WHAT THIS TASK INVOLVES:
Repeat the records below exactly, leaving out every picture.

Code that draws figures:
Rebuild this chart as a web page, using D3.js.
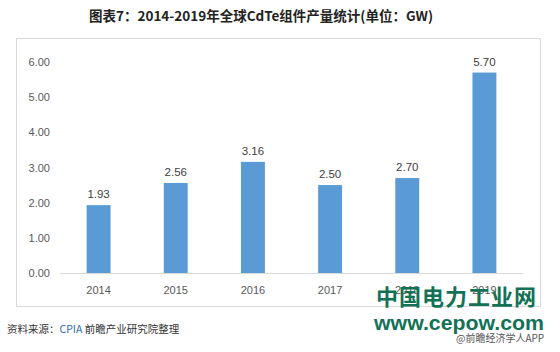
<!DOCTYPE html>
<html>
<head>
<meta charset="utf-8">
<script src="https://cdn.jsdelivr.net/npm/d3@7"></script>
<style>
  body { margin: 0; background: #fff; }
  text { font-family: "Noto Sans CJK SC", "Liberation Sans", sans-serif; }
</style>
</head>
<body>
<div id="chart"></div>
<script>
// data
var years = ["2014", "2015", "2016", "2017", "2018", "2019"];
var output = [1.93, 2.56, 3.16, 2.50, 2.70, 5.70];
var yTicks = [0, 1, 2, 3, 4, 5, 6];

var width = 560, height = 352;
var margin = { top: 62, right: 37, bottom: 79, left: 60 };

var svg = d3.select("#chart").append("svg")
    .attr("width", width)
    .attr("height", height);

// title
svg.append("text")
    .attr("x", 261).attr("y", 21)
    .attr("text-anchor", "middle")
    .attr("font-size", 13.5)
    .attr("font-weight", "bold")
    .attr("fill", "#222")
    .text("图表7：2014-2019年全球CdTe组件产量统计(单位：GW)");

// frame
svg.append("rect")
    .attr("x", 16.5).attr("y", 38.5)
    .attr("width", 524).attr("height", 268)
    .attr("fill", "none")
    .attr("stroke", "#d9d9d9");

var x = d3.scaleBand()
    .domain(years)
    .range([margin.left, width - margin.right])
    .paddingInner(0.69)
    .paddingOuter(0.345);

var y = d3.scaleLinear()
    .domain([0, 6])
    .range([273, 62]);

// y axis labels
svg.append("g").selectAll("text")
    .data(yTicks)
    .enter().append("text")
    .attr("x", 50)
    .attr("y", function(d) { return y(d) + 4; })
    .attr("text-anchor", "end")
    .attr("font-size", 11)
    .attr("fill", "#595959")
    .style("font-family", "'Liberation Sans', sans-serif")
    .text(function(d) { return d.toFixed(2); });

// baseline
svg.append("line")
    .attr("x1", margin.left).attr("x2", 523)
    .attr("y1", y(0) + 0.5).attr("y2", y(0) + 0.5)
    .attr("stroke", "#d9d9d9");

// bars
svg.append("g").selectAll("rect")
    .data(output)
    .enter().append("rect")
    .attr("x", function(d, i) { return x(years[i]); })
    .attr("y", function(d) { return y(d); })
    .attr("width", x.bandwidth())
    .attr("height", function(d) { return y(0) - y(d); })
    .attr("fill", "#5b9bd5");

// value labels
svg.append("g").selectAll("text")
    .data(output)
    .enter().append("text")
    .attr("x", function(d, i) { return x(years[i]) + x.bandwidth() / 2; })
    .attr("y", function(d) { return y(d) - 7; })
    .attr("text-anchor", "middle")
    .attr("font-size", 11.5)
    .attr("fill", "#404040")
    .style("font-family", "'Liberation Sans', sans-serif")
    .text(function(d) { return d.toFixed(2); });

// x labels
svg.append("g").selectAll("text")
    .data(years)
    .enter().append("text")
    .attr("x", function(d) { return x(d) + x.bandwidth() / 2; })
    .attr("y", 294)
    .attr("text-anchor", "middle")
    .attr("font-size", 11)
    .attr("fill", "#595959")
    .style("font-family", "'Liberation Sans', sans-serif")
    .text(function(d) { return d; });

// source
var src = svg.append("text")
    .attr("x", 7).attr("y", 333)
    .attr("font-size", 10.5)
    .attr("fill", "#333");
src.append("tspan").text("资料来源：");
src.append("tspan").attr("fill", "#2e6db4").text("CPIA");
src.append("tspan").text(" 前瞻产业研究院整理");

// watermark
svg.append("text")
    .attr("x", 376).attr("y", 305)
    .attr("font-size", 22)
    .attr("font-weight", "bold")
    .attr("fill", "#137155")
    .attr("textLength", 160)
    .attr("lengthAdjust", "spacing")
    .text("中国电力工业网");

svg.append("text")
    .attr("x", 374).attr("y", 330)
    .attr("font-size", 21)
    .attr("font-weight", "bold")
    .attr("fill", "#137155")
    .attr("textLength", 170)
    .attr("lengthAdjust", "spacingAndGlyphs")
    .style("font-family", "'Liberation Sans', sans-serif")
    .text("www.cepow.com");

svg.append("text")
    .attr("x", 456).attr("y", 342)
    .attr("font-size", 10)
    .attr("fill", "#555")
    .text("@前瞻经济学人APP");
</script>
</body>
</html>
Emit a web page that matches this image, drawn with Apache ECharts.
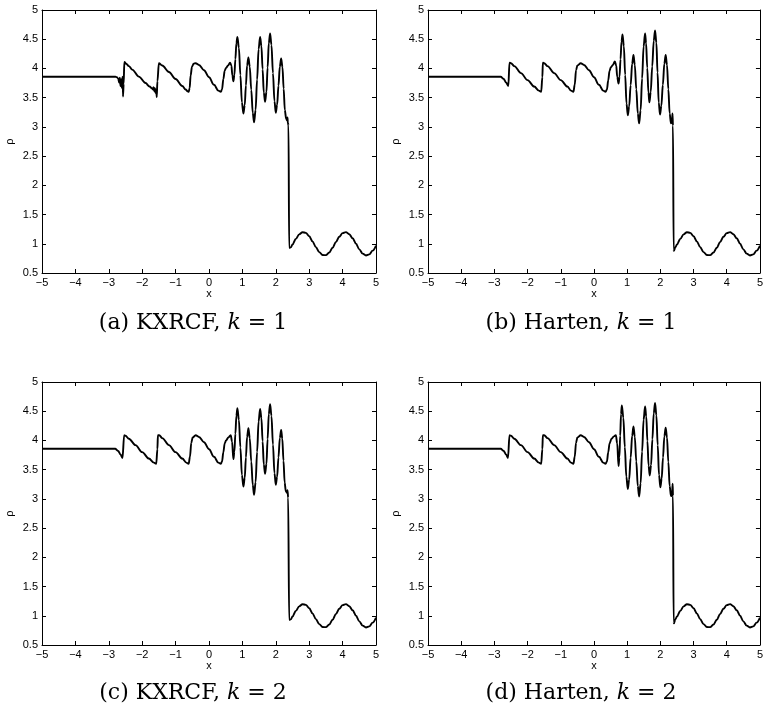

EXERCISE ANSWER:
Rebuild this chart as a web page, using D3.js.
<!DOCTYPE html>
<html>
<head>
<meta charset="utf-8">
<script src="https://cdn.jsdelivr.net/npm/d3@7"></script>
<style>
  body { margin: 0; background: #fff; }
  text { font-family: "Noto Sans CJK SC", "Liberation Sans", sans-serif; }
</style>
</head>
<body>
<div id="chart"></div>
<script>
// data
var years = ["2014", "2015", "2016", "2017", "2018", "2019"];
var output = [1.93, 2.56, 3.16, 2.50, 2.70, 5.70];
var yTicks = [0, 1, 2, 3, 4, 5, 6];

var width = 560, height = 352;
var margin = { top: 62, right: 37, bottom: 79, left: 60 };

var svg = d3.select("#chart").append("svg")
    .attr("width", width)
    .attr("height", height);

// title
svg.append("text")
    .attr("x", 261).attr("y", 21)
    .attr("text-anchor", "middle")
    .attr("font-size", 13.5)
    .attr("font-weight", "bold")
    .attr("fill", "#222")
    .text("图表7：2014-2019年全球CdTe组件产量统计(单位：GW)");

// frame
svg.append("rect")
    .attr("x", 16.5).attr("y", 38.5)
    .attr("width", 524).attr("height", 268)
    .attr("fill", "none")
    .attr("stroke", "#d9d9d9");

var x = d3.scaleBand()
    .domain(years)
    .range([margin.left, width - margin.right])
    .paddingInner(0.69)
    .paddingOuter(0.345);

var y = d3.scaleLinear()
    .domain([0, 6])
    .range([273, 62]);

// y axis labels
svg.append("g").selectAll("text")
    .data(yTicks)
    .enter().append("text")
    .attr("x", 50)
    .attr("y", function(d) { return y(d) + 4; })
    .attr("text-anchor", "end")
    .attr("font-size", 11)
    .attr("fill", "#595959")
    .style("font-family", "'Liberation Sans', sans-serif")
    .text(function(d) { return d.toFixed(2); });

// baseline
svg.append("line")
    .attr("x1", margin.left).attr("x2", 523)
    .attr("y1", y(0) + 0.5).attr("y2", y(0) + 0.5)
    .attr("stroke", "#d9d9d9");

// bars
svg.append("g").selectAll("rect")
    .data(output)
    .enter().append("rect")
    .attr("x", function(d, i) { return x(years[i]); })
    .attr("y", function(d) { return y(d); })
    .attr("width", x.bandwidth())
    .attr("height", function(d) { return y(0) - y(d); })
    .attr("fill", "#5b9bd5");

// value labels
svg.append("g").selectAll("text")
    .data(output)
    .enter().append("text")
    .attr("x", function(d, i) { return x(years[i]) + x.bandwidth() / 2; })
    .attr("y", function(d) { return y(d) - 7; })
    .attr("text-anchor", "middle")
    .attr("font-size", 11.5)
    .attr("fill", "#404040")
    .style("font-family", "'Liberation Sans', sans-serif")
    .text(function(d) { return d.toFixed(2); });

// x labels
svg.append("g").selectAll("text")
    .data(years)
    .enter().append("text")
    .attr("x", function(d) { return x(d) + x.bandwidth() / 2; })
    .attr("y", 294)
    .attr("text-anchor", "middle")
    .attr("font-size", 11)
    .attr("fill", "#595959")
    .style("font-family", "'Liberation Sans', sans-serif")
    .text(function(d) { return d; });

// source
var src = svg.append("text")
    .attr("x", 7).attr("y", 333)
    .attr("font-size", 10.5)
    .attr("fill", "#333");
src.append("tspan").text("资料来源：");
src.append("tspan").attr("fill", "#2e6db4").text("CPIA");
src.append("tspan").text(" 前瞻产业研究院整理");

// watermark
svg.append("text")
    .attr("x", 376).attr("y", 305)
    .attr("font-size", 22)
    .attr("font-weight", "bold")
    .attr("fill", "#137155")
    .attr("textLength", 160)
    .attr("lengthAdjust", "spacing")
    .text("中国电力工业网");

svg.append("text")
    .attr("x", 374).attr("y", 330)
    .attr("font-size", 21)
    .attr("font-weight", "bold")
    .attr("fill", "#137155")
    .attr("textLength", 170)
    .attr("lengthAdjust", "spacingAndGlyphs")
    .style("font-family", "'Liberation Sans', sans-serif")
    .text("www.cepow.com");

svg.append("text")
    .attr("x", 456).attr("y", 342)
    .attr("font-size", 10)
    .attr("fill", "#555")
    .text("@前瞻经济学人APP");
</script>
</body>
</html>
Emit a web page that matches this image, drawn with Apache ECharts.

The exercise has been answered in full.